Femi talks about how dance is a kind of communication without language, and I understood this watching not only his constant motion but also the writhing, jittering women onstage. It is a tribal art, a release of all kinds of tension for participants and observers alike. Suddenly I could see the scantily clad go-go dancers onstage with The Isley Brothers in that context. Of course people use music, dance, and sex to get their message across: Everyone understands the language.

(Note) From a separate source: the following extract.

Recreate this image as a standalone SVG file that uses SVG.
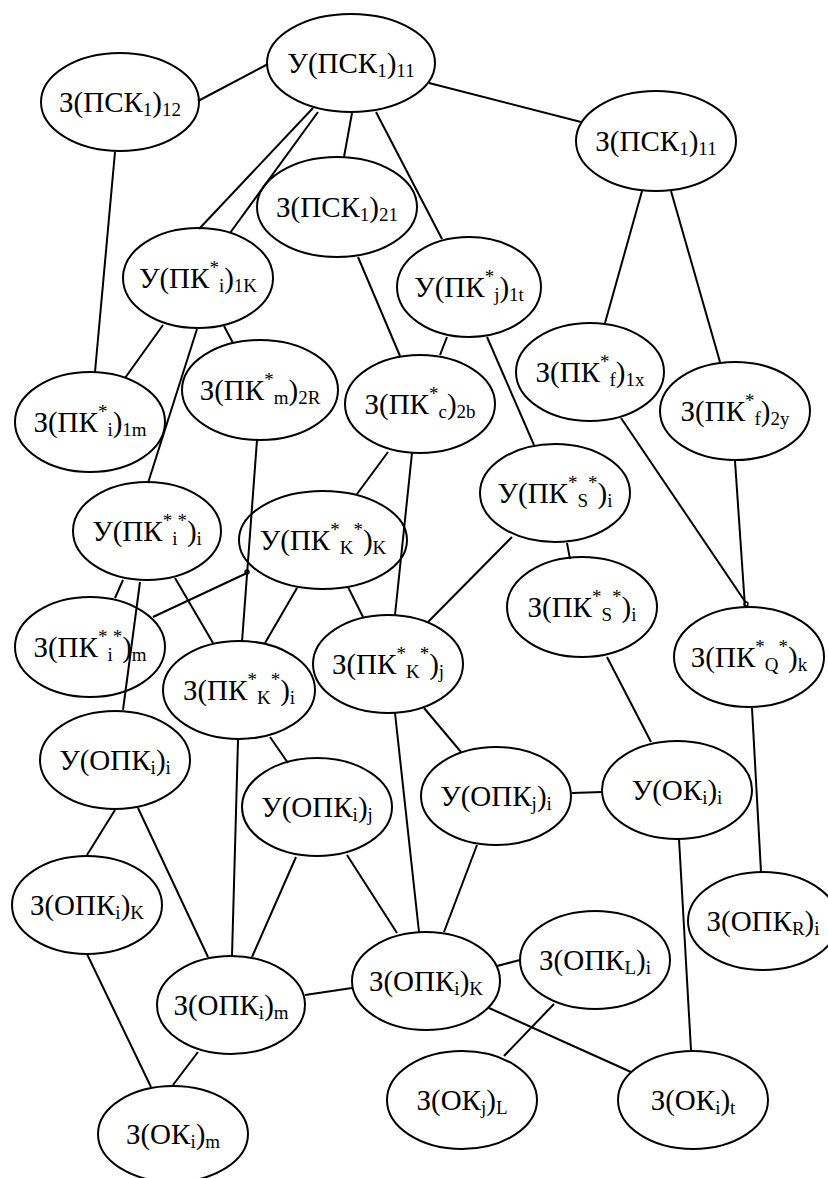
<svg xmlns="http://www.w3.org/2000/svg" width="828" height="1178" viewBox="0 0 828 1178">
<style>
.n ellipse{fill:#fff;stroke:#000;stroke-width:2}
.s{font-size:19px}
.t{font-family:'Liberation Serif',serif;font-size:29px}
#edges line{stroke:#000;stroke-width:2;fill:none}
#edges circle{stroke:#000;stroke-width:1.5;fill:none}
</style>
<rect width="828" height="1178" fill="#fff"/>
<g id="nodes" text-anchor="middle">
<g id="U_PSK1_11" class="n"><ellipse cx="351" cy="63" rx="84" ry="49"/><text class="t" x="351" y="73" style="font-family:'Liberation Serif'">У(ПСК<tspan class="s" dy="4">1</tspan><tspan dy="-4">)</tspan><tspan class="s" dy="4">11</tspan></text></g>
<g id="Z_PSK1_12" class="n"><ellipse cx="120" cy="102" rx="79" ry="49"/><text class="t" x="120" y="112" style="font-family:'Liberation Serif'">З(ПСК<tspan class="s" dy="4">1</tspan><tspan dy="-4">)</tspan><tspan class="s" dy="4">12</tspan></text></g>
<g id="Z_PSK1_11" class="n"><ellipse cx="656" cy="141" rx="80" ry="50"/><text class="t" x="656" y="151" style="font-family:'Liberation Serif'">З(ПСК<tspan class="s" dy="4">1</tspan><tspan dy="-4">)</tspan><tspan class="s" dy="4">11</tspan></text></g>
<g id="Z_PSK1_21" class="n"><ellipse cx="337" cy="207" rx="80" ry="50"/><text class="t" x="337" y="217" style="font-family:'Liberation Serif'">З(ПСК<tspan class="s" dy="4">1</tspan><tspan dy="-4">)</tspan><tspan class="s" dy="4">21</tspan></text></g>
<g id="U_PKi_1K" class="n"><ellipse cx="198" cy="278" rx="75" ry="50"/><text class="t" x="198" y="288" style="font-family:'Liberation Serif'">У(ПК<tspan class="s" dy="-14">*</tspan><tspan class="s" dy="18">i</tspan><tspan dy="-4">)</tspan><tspan class="s" dy="4">1K</tspan></text></g>
<g id="U_PKj_1t" class="n"><ellipse cx="469" cy="287" rx="72" ry="50"/><text class="t" x="469" y="297" style="font-family:'Liberation Serif'">У(ПК<tspan class="s" dy="-14">*</tspan><tspan class="s" dy="18">j</tspan><tspan dy="-4">)</tspan><tspan class="s" dy="4">1t</tspan></text></g>
<g id="Z_PKi_1m" class="n"><ellipse cx="90" cy="422" rx="75" ry="50"/><text class="t" x="90" y="432" style="font-family:'Liberation Serif'">З(ПК<tspan class="s" dy="-14">*</tspan><tspan class="s" dy="18">i</tspan><tspan dy="-4">)</tspan><tspan class="s" dy="4">1m</tspan></text></g>
<g id="Z_PKm_2R" class="n"><ellipse cx="260" cy="390" rx="78" ry="50"/><text class="t" x="260" y="400" style="font-family:'Liberation Serif'">З(ПК<tspan class="s" dy="-14">*</tspan><tspan class="s" dy="18">m</tspan><tspan dy="-4">)</tspan><tspan class="s" dy="4">2R</tspan></text></g>
<g id="Z_PKc_2b" class="n"><ellipse cx="420" cy="404" rx="75" ry="49"/><text class="t" x="420" y="414" style="font-family:'Liberation Serif'">З(ПК<tspan class="s" dy="-14">*</tspan><tspan class="s" dy="18">c</tspan><tspan dy="-4">)</tspan><tspan class="s" dy="4">2b</tspan></text></g>
<g id="Z_PKf_1x" class="n"><ellipse cx="590" cy="372" rx="74" ry="49"/><text class="t" x="590" y="382" style="font-family:'Liberation Serif'">З(ПК<tspan class="s" dy="-14">*</tspan><tspan class="s" dy="18">f</tspan><tspan dy="-4">)</tspan><tspan class="s" dy="4">1x</tspan></text></g>
<g id="Z_PKf_2y" class="n"><ellipse cx="735" cy="411" rx="75" ry="49"/><text class="t" x="735" y="421" style="font-family:'Liberation Serif'">З(ПК<tspan class="s" dy="-14">*</tspan><tspan class="s" dy="18">f</tspan><tspan dy="-4">)</tspan><tspan class="s" dy="4">2y</tspan></text></g>
<g id="U_PKii_i" class="n"><ellipse cx="147" cy="531" rx="74" ry="49"/><text class="t" x="147" y="541" style="font-family:'Liberation Serif'">У(ПК<tspan class="s" dy="-14">*</tspan><tspan class="s" dy="18">i</tspan><tspan class="s" dy="-18">*</tspan><tspan dy="14">)</tspan><tspan class="s" dy="4">i</tspan></text></g>
<g id="U_PKKK_K" class="n"><ellipse cx="323" cy="540" rx="84" ry="49"/><text class="t" x="323" y="550" style="font-family:'Liberation Serif'">У(ПК<tspan class="s" dy="-14">*</tspan><tspan class="s" dy="18">K</tspan><tspan class="s" dy="-18">*</tspan><tspan dy="14">)</tspan><tspan class="s" dy="4">K</tspan></text></g>
<g id="U_PKSS_i" class="n"><ellipse cx="555" cy="493" rx="75" ry="49"/><text class="t" x="555" y="503" style="font-family:'Liberation Serif'">У(ПК<tspan class="s" dy="-14">*</tspan><tspan class="s" dy="18">S</tspan><tspan class="s" dy="-18">*</tspan><tspan dy="14">)</tspan><tspan class="s" dy="4">i</tspan></text></g>
<g id="Z_PKii_m" class="n"><ellipse cx="90" cy="647" rx="75" ry="50"/><text class="t" x="90" y="657" style="font-family:'Liberation Serif'">З(ПК<tspan class="s" dy="-14">*</tspan><tspan class="s" dy="18">i</tspan><tspan class="s" dy="-18">*</tspan><tspan dy="14">)</tspan><tspan class="s" dy="4">m</tspan></text></g>
<g id="Z_PKKK_i" class="n"><ellipse cx="239" cy="690" rx="76" ry="49"/><text class="t" x="239" y="700" style="font-family:'Liberation Serif'">З(ПК<tspan class="s" dy="-14">*</tspan><tspan class="s" dy="18">K</tspan><tspan class="s" dy="-18">*</tspan><tspan dy="14">)</tspan><tspan class="s" dy="4">i</tspan></text></g>
<g id="Z_PKKK_j" class="n"><ellipse cx="388" cy="664" rx="75" ry="49"/><text class="t" x="388" y="674" style="font-family:'Liberation Serif'">З(ПК<tspan class="s" dy="-14">*</tspan><tspan class="s" dy="18">K</tspan><tspan class="s" dy="-18">*</tspan><tspan dy="14">)</tspan><tspan class="s" dy="4">j</tspan></text></g>
<g id="Z_PKSS_i" class="n"><ellipse cx="582" cy="607" rx="75" ry="50"/><text class="t" x="582" y="617" style="font-family:'Liberation Serif'">З(ПК<tspan class="s" dy="-14">*</tspan><tspan class="s" dy="18">S</tspan><tspan class="s" dy="-18">*</tspan><tspan dy="14">)</tspan><tspan class="s" dy="4">i</tspan></text></g>
<g id="Z_PKQQ_k" class="n"><ellipse cx="749" cy="657" rx="75" ry="50"/><text class="t" x="749" y="667" style="font-family:'Liberation Serif'">З(ПК<tspan class="s" dy="-14">*</tspan><tspan class="s" dy="18">Q</tspan><tspan class="s" dy="-18">*</tspan><tspan dy="14">)</tspan><tspan class="s" dy="4">k</tspan></text></g>
<g id="U_OPKi_i" class="n"><ellipse cx="115" cy="760" rx="75" ry="49"/><text class="t" x="115" y="770" style="font-family:'Liberation Serif'">У(ОПК<tspan class="s" dy="4">i</tspan><tspan dy="-4">)</tspan><tspan class="s" dy="4">i</tspan></text></g>
<g id="U_OPKi_j" class="n"><ellipse cx="317" cy="807" rx="75" ry="49"/><text class="t" x="317" y="817" style="font-family:'Liberation Serif'">У(ОПК<tspan class="s" dy="4">i</tspan><tspan dy="-4">)</tspan><tspan class="s" dy="4">j</tspan></text></g>
<g id="U_OPKj_i" class="n"><ellipse cx="496" cy="796" rx="75" ry="49"/><text class="t" x="496" y="806" style="font-family:'Liberation Serif'">У(ОПК<tspan class="s" dy="4">j</tspan><tspan dy="-4">)</tspan><tspan class="s" dy="4">i</tspan></text></g>
<g id="U_OKi_i" class="n"><ellipse cx="677" cy="790" rx="75" ry="49"/><text class="t" x="677" y="800" style="font-family:'Liberation Serif'">У(ОК<tspan class="s" dy="4">i</tspan><tspan dy="-4">)</tspan><tspan class="s" dy="4">i</tspan></text></g>
<g id="Z_OPKi_K_left" class="n"><ellipse cx="87" cy="905" rx="75" ry="49"/><text class="t" x="87" y="915" style="font-family:'Liberation Serif'">З(ОПК<tspan class="s" dy="4">i</tspan><tspan dy="-4">)</tspan><tspan class="s" dy="4">K</tspan></text></g>
<g id="Z_OPKi_m" class="n"><ellipse cx="231" cy="1005" rx="74" ry="49"/><text class="t" x="231" y="1015" style="font-family:'Liberation Serif'">З(ОПК<tspan class="s" dy="4">i</tspan><tspan dy="-4">)</tspan><tspan class="s" dy="4">m</tspan></text></g>
<g id="Z_OPKi_K" class="n"><ellipse cx="426" cy="981" rx="74" ry="49"/><text class="t" x="426" y="991" style="font-family:'Liberation Serif'">З(ОПК<tspan class="s" dy="4">i</tspan><tspan dy="-4">)</tspan><tspan class="s" dy="4">K</tspan></text></g>
<g id="Z_OPKL_i" class="n"><ellipse cx="595" cy="960" rx="75" ry="49"/><text class="t" x="595" y="970" style="font-family:'Liberation Serif'">З(ОПК<tspan class="s" dy="4">L</tspan><tspan dy="-4">)</tspan><tspan class="s" dy="4">i</tspan></text></g>
<g id="Z_OPKR_i" class="n"><ellipse cx="763" cy="921" rx="75" ry="49"/><text class="t" x="763" y="931" style="font-family:'Liberation Serif'">З(ОПК<tspan class="s" dy="4">R</tspan><tspan dy="-4">)</tspan><tspan class="s" dy="4">i</tspan></text></g>
<g id="Z_OKi_m" class="n"><ellipse cx="173" cy="1134" rx="75" ry="48"/><text class="t" x="173" y="1144" style="font-family:'Liberation Serif'">З(ОК<tspan class="s" dy="4">i</tspan><tspan dy="-4">)</tspan><tspan class="s" dy="4">m</tspan></text></g>
<g id="Z_OKj_L" class="n"><ellipse cx="462" cy="1100" rx="75" ry="49"/><text class="t" x="462" y="1110" style="font-family:'Liberation Serif'">З(ОК<tspan class="s" dy="4">j</tspan><tspan dy="-4">)</tspan><tspan class="s" dy="4">L</tspan></text></g>
<g id="Z_OKi_t" class="n"><ellipse cx="693" cy="1100" rx="75" ry="49"/><text class="t" x="693" y="1110" style="font-family:'Liberation Serif'">З(ОК<tspan class="s" dy="4">i</tspan><tspan dy="-4">)</tspan><tspan class="s" dy="4">t</tspan></text></g>
</g>
<g id="edges">
<line x1="198" y1="101" x2="268" y2="64"/>
<line x1="429" y1="83" x2="581" y2="122"/>
<line x1="313" y1="108" x2="199" y2="229"/>
<line x1="318" y1="112" x2="230" y2="233"/>
<line x1="352" y1="113" x2="344" y2="157"/>
<line x1="376" y1="112" x2="442" y2="239"/>
<line x1="115" y1="152" x2="95" y2="372"/>
<line x1="642" y1="191" x2="605" y2="323"/>
<line x1="671" y1="191" x2="720" y2="362"/>
<line x1="358" y1="257" x2="400" y2="356"/>
<line x1="163" y1="325" x2="125" y2="378"/>
<line x1="197" y1="329" x2="148" y2="483"/>
<line x1="224" y1="326" x2="233" y2="343"/>
<line x1="447" y1="337" x2="440" y2="355"/>
<line x1="487" y1="337" x2="534" y2="445"/>
<line x1="257" y1="440" x2="242" y2="642"/>
<line x1="388" y1="452" x2="357" y2="494"/>
<line x1="412" y1="453" x2="395" y2="615"/>
<line x1="621" y1="418" x2="746" y2="603"/>
<line x1="735" y1="461" x2="745" y2="607"/>
<line x1="567" y1="543" x2="570" y2="559"/>
<line x1="512" y1="537" x2="428" y2="622"/>
<line x1="123" y1="580" x2="115" y2="598"/>
<line x1="140" y1="582" x2="123" y2="710"/>
<line x1="175" y1="578" x2="213" y2="643"/>
<line x1="153" y1="617" x2="247" y2="573"/>
<line x1="297" y1="588" x2="265" y2="643"/>
<line x1="348" y1="587" x2="363" y2="617"/>
<line x1="270" y1="737" x2="288" y2="763"/>
<line x1="238" y1="740" x2="232" y2="956"/>
<line x1="115" y1="810" x2="87" y2="855"/>
<line x1="138" y1="808" x2="208" y2="957"/>
<line x1="296" y1="857" x2="252" y2="957"/>
<line x1="347" y1="855" x2="397" y2="933"/>
<line x1="395" y1="713" x2="419" y2="932"/>
<line x1="424" y1="708" x2="461" y2="752"/>
<line x1="572" y1="793" x2="602" y2="792"/>
<line x1="477" y1="845" x2="444" y2="932"/>
<line x1="607" y1="657" x2="651" y2="742"/>
<line x1="679" y1="839" x2="691" y2="1050"/>
<line x1="752" y1="708" x2="761" y2="872"/>
<line x1="87" y1="954" x2="151" y2="1087"/>
<line x1="305" y1="995" x2="352" y2="988"/>
<line x1="198" y1="1052" x2="173" y2="1085"/>
<line x1="497" y1="966" x2="520" y2="960"/>
<line x1="489" y1="1008" x2="631" y2="1072"/>
<line x1="554" y1="1004" x2="504" y2="1056"/>
<circle cx="746" cy="604" r="2"/>
<circle cx="247" cy="572" r="2"/>
</g>
</svg>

I found Gimme Shelter so deflating by comparison. Mick Jagger urges the restive crowd at Altamont to just "sit back and get in the groove," but then they play "Under My Thumb." The song has a groove but is about a guy who has discovered how great it is to have power over his woman. Then the deadly violence breaks out and the rest is history. When the "greatest rock and roll band on Earth," as they liked to proclaim, had a chance to make a difference, they forgot about the power they had to say something positive and just threw down another hit. Of course, to be fair, Femi Kuti exhorts his audience not to throw their beverages, giving up and saying, "You're too drunk to hear my request." The plastic bottles -- and resin chairs -- fly throughout his next song. But no one kills anyone, and the message Femi brings to that hall full of dancers seems to lift everyone up a little higher than they were before.